TPA-Geschäft war „authentisch“

Erffa stellte die Geschehnisse so dar, als sei er selbst getäuscht worden. Inhaltlich habe er nach eigener Aussage kaum etwas mit TPA zu tun gehabt. Das TPA-Geschäft sei ihm damals „authentisch“ erschienen, führte er vor Gericht aus. In Mails habe ihm Bellenhaus oft von Vertragsverhandlungen mit Drittpartnern berichtet. Dies sei keine „Alibi-Kommunikation“ gewesen. Es habe sich um Mails „mit vielen Details“ gehandelt. Die Angaben über TPA-Kunden in Asien seien „lebendig“ gewesen. Als Argument führte Erffa an, dass EY die TPA-Aktivitäten gesondert geprüft habe. Er, Erffa, habe sich auf die Angaben von Bellenhaus und von Marsalek „verlassen“. Marsalek sei damals für TPA Ansprechpartner gewesen.

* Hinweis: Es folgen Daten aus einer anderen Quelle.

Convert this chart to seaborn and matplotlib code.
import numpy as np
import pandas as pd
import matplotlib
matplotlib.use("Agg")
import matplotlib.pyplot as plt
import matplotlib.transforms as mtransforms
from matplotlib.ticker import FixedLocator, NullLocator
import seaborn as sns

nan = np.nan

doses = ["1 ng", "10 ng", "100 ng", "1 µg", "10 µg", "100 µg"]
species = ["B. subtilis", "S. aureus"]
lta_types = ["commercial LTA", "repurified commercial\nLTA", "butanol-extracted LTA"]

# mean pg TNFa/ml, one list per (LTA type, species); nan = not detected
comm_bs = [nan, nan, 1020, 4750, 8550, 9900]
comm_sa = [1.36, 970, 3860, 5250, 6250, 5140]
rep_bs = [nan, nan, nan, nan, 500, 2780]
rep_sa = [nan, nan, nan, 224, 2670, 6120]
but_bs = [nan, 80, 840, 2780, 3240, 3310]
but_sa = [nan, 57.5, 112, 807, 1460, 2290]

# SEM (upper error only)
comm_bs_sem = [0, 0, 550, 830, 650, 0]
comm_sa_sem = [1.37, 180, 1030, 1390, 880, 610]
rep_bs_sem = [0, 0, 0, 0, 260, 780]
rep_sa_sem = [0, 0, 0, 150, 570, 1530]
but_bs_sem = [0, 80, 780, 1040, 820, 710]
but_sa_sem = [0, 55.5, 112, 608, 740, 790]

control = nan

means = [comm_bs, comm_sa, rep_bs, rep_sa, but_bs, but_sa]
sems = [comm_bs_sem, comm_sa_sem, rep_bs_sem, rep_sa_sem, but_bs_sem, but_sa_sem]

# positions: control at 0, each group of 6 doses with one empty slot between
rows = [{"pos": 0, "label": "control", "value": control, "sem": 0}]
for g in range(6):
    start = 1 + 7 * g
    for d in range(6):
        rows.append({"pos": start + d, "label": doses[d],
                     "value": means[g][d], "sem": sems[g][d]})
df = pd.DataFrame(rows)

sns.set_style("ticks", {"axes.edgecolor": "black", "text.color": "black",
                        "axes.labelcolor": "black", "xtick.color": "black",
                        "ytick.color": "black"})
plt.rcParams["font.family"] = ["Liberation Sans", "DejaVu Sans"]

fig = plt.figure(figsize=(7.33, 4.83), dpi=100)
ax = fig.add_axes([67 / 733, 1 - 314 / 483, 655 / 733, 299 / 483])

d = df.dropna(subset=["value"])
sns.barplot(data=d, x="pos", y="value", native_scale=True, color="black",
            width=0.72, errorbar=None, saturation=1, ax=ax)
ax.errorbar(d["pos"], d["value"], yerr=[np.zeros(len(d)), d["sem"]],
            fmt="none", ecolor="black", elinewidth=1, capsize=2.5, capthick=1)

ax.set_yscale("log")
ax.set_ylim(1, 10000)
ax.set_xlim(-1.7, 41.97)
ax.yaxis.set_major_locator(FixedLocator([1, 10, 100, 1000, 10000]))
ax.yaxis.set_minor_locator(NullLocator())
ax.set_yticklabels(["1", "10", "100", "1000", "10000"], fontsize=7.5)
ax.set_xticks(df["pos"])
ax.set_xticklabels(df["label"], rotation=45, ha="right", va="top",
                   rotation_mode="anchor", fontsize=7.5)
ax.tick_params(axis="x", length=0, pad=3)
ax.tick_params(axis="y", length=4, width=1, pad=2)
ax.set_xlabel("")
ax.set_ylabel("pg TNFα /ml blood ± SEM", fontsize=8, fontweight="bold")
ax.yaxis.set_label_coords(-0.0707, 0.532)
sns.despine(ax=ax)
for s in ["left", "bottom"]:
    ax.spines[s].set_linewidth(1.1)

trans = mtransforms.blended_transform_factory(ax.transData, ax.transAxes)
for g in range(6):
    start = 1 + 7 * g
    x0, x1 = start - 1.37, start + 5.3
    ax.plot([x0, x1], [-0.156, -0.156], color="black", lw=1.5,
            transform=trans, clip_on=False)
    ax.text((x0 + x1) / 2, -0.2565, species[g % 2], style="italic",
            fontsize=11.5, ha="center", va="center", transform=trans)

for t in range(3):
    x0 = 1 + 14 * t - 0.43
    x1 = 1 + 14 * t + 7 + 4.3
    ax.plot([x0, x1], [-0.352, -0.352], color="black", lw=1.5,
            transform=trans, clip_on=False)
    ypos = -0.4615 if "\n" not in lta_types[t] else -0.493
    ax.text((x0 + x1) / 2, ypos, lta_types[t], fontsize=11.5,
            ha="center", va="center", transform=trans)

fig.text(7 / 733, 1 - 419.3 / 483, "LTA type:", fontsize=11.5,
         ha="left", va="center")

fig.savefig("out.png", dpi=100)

TPA habe wie andere Geschäftsbereiche „gewirkt“. „Es war weder aalglatt noch war es unplausibel und chaotisch“, so Erffa. Dies habe sich im Nachhinein als „Fehleinschätzung“ erwiesen. Er, Erffa, sei damit aber nicht „allein“ gewesen. „In sämtlichen Jahren gab es für mich keinen Grund, an der Existenz des TPA-Geschäfts zu zweifeln.“

Zugleich schilderte er aber, dass Bellenhaus und Marsalek TPA-Belege stets verspätet eingereicht hätten.

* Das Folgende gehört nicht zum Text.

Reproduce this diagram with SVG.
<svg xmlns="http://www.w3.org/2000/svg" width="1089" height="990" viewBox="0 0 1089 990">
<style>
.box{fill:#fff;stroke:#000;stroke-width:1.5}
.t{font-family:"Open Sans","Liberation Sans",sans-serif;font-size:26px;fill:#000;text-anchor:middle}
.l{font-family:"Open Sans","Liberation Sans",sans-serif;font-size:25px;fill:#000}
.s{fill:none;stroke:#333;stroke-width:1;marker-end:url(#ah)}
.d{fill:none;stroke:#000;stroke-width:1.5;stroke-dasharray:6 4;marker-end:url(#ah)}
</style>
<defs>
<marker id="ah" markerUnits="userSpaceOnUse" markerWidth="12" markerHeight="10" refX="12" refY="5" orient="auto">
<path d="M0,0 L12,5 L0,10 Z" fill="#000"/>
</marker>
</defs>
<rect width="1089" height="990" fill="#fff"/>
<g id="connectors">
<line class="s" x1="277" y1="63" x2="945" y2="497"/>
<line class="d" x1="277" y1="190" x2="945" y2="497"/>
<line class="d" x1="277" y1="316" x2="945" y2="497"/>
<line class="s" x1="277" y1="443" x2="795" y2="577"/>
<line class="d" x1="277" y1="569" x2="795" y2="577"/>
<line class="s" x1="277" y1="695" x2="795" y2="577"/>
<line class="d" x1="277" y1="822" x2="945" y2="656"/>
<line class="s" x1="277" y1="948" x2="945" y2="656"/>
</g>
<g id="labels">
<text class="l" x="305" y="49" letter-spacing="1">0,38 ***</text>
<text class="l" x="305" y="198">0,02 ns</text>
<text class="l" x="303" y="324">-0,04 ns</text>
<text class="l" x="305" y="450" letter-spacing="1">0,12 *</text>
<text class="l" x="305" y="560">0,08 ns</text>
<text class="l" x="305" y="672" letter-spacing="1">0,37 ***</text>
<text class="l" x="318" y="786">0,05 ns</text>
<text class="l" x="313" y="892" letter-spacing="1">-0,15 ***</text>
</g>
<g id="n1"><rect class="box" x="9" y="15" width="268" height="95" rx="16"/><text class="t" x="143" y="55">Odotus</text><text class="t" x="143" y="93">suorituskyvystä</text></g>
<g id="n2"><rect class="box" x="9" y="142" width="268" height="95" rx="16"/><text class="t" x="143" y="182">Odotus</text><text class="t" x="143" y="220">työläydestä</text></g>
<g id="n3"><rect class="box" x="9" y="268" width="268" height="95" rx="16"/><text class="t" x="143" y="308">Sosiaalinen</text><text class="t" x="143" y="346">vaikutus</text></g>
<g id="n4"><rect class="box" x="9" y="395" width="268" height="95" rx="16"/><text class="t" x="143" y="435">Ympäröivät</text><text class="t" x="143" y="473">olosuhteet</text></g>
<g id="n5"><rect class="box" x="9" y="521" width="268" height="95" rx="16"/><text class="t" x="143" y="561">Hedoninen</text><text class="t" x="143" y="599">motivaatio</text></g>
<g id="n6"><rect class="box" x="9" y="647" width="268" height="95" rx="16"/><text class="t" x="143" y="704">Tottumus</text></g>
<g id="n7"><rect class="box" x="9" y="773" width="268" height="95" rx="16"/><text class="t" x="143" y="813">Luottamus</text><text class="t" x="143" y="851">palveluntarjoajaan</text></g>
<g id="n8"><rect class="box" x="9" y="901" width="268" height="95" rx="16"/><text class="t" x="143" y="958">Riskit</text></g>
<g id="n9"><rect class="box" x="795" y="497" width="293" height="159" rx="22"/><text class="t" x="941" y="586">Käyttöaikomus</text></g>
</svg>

„Gut in Lügen und Verdrehen“

„Er ist gut in Lügen und Verdrehen“, sagte Erffa über Bellenhaus. Letzterer habe ihn, Erffa, wegen seiner damaligen Position als Deputy-CFO „beneidet". Erffa zufolge hat Bellenhaus dessen wiederholte Anmahnungen wegen fehlender Belege als „Kränkung empfunden". Er fühle sich durch Bellenhaus lächerlich gemacht und bedroht, so Erffa. „Der Hass, den Bellenhaus im Prozess gegen mich an den Tag legt, ist für mich spürbar.“ Dieser Hass sei „persönlich begründet“.

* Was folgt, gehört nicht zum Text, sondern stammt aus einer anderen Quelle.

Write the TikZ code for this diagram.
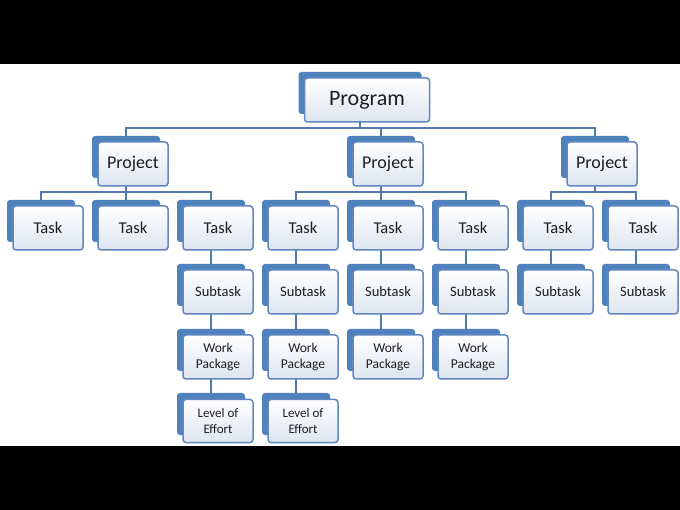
\documentclass[tikz,border=0pt]{standalone}
\usepackage{fontspec}
\setmainfont{Carlito}
\usepackage{tikz}
\usetikzlibrary{backgrounds}
\definecolor{cardblue}{RGB}{79, 129, 189}
\definecolor{cardedge}{RGB}{96, 136, 190}
\definecolor{cardfill}{RGB}{222, 229, 240}
\definecolor{cardtext}{RGB}{30, 30, 30}
\definecolor{linkblue}{RGB}{84, 122, 172}
\tikzset{
    backcard/.style={fill=cardblue, rounded corners=3pt, minimum height=42pt, inner sep=0pt},
    frontcard/.style={draw=cardedge, line width=1.5pt, rounded corners=3pt, top color=white,
        bottom color=cardfill, minimum height=44pt, inner sep=0pt, align=center, text=cardtext},
    link/.style={draw=linkblue, line width=2pt}
}

\begin{document}
\begin{tikzpicture}[x=1pt, y=-1pt]
        % Screen frame
        \begin{scope}[on background layer]
            \fill[black] (0,0) rectangle (680,510);
            \fill[white] (0,64) rectangle (680,446);
        \end{scope}

        % Program
        \node[backcard, minimum width=123pt] (b-pg) at (360,93) {};
        \node[frontcard, minimum width=125pt, font=\fontsize{22}{24}\selectfont] (pg) at (367,100) {Program};

        % Projects
        \foreach \n/\x in {pj1/133, pj2/388, pj3/602} {
            \node[backcard, minimum width=68pt] (b-\n) at ({\x-7},157) {};
            \node[frontcard, minimum width=70pt, font=\fontsize{18}{20}\selectfont] (\n) at (\x,164) {Project};
        }

        % Tasks
        \foreach \i in {1,...,8} {
            \node[backcard, minimum width=68pt] (b-t\i) at ({41+85*(\i-1)},221) {};
            \node[frontcard, minimum width=70pt, font=\fontsize{16.5}{18}\selectfont] (t\i) at ({48+85*(\i-1)},228) {Task};
        }

        % Subtasks
        \foreach \i in {3,...,8} {
            \node[backcard, minimum width=68pt] (b-s\i) at ({41+85*(\i-1)},285) {};
            \node[frontcard, minimum width=70pt, font=\fontsize{14.5}{16}\selectfont] (s\i) at ({48+85*(\i-1)},292) {Subtask};
        }

        % Work packages
        \foreach \i in {3,...,6} {
            \node[backcard, minimum width=68pt] (b-w\i) at ({41+85*(\i-1)},350) {};
            \node[frontcard, minimum width=70pt, font=\fontsize{13.5}{15.5}\selectfont] (w\i) at ({48+85*(\i-1)},357) {Work\\Package};
        }

        % Level of effort
        \foreach \i in {3,4} {
            \node[backcard, minimum width=68pt] (b-l\i) at ({41+85*(\i-1)},414) {};
            \node[frontcard, minimum width=70pt, minimum height=43pt, font=\fontsize{13}{15.5}\selectfont] (l\i) at ({48+85*(\i-1)},421) {Level of\\Effort};
        }

        % Links
        \begin{scope}[on background layer]
            \foreach \c in {pj1,pj2,pj3}
                \draw[link] (b-pg.center) -- ++(0,35) -| (b-\c.center);
            \foreach \c in {t1,t2,t3}
                \draw[link] (b-pj1.center) -- ++(0,35) -| (b-\c.center);
            \foreach \c in {t4,t5,t6}
                \draw[link] (b-pj2.center) -- ++(0,35) -| (b-\c.center);
            \foreach \c in {t7,t8}
                \draw[link] (b-pj3.center) -- ++(0,35) -| (b-\c.center);
            \foreach \i in {3,...,8}
                \draw[link] (b-t\i.center) -- (b-s\i.center);
            \foreach \i in {3,...,6}
                \draw[link] (b-s\i.center) -- (b-w\i.center);
            \foreach \i in {3,4}
                \draw[link] (b-w\i.center) -- (b-l\i.center);
        \end{scope}
    \end{tikzpicture}
\end{document}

Die Erwartung war groß, dass der mitangeklagte Stephan von Erffa mit seinen Aussagen eine Wende im Wirecard-Prozess einleiten könnte. Doch der Ex-Konzernchefbuchhalter wies eine Schuld von sich und machte stattdessen andere für die Taten verantwortlich. Vor allem den Kronzeugen griff er an.